Rowan: I think the beginning of an approach to Lent that is more open to the Jewish voice and presence would be to stress that the story of Jesus' temptations in the desert is meant to show him being the perfectly obedient Jew: he is presented in these traditions as fulfilling the demands of Torah - living from the Word of God, not putting God to the test, refusing worship to any other than God.
So his public mission begins with this recalling of God's people to their original loyalty, and this is shown by his quotation of the Torah texts that define his own obedience. We as Christian believers are invited in various ways (especially in the opening psalm of morning prayer each day in the old Prayer Book) to identify with the people in the desert, tempted and often complaining; testing or provoking the Almighty. Jesus is obedient where we are disobedient - we are no better than the rebellious people in the stories of the desert wanderings.
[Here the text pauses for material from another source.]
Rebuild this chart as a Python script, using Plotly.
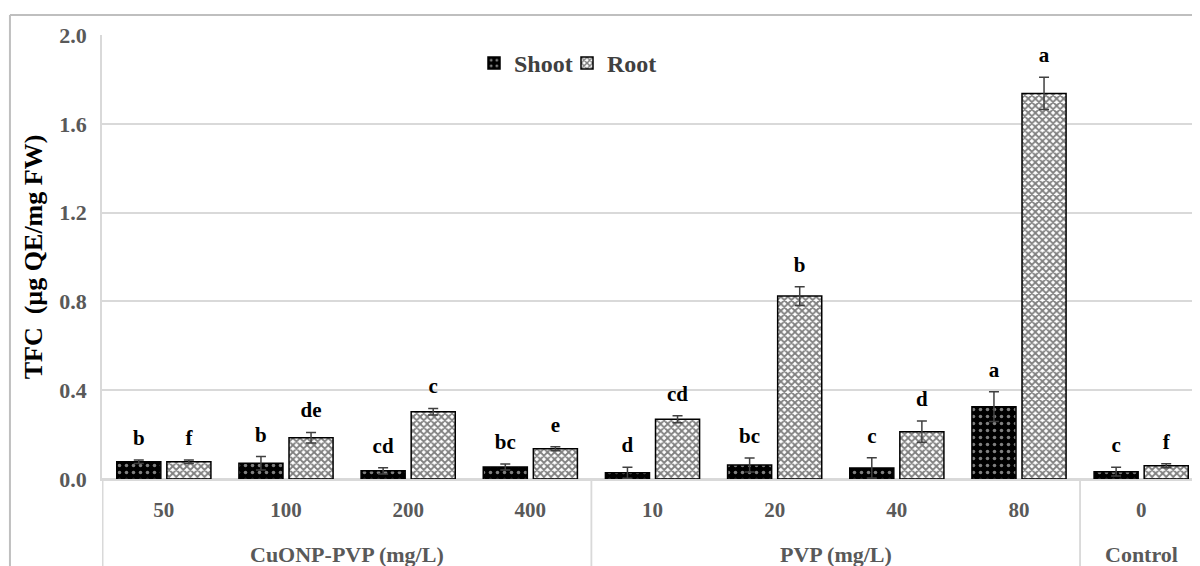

But God did not finally reject them despite their disobedience: he listens to Moses' prayer for the people and Moses' willingness to suffer for them, and so we believe that God listens to the prayer and obedience of Jesus for us too. That might be a start, if I were preaching on Lent with the intention of steering it away from false discontinuities between Judaism and Christianity.
Irene: Rowan, thank you very much for teaching me a great deal that was new about Lent. Particularly the point that in his time of trial, Jesus remains Jewish and actually quotes from Devarim (Deuteronomy) the final book of the Torah (Pentateuch), which most Jewish scholars agree is the most wonderful book of the Hebrew Bible, is definitely a cause for celebration and hope.
To coin a phrase, this dialogue gives a great deal of 'food for thought', as Jesus would no doubt describe it were he alive today. And I look forward to a similar dialogue session in a couple of weeks' time as we lead up to Easter, straight after the festival which Jesus himself would have celebrated in commemoration of the exodus from Egypt - our very own Pesach Seder.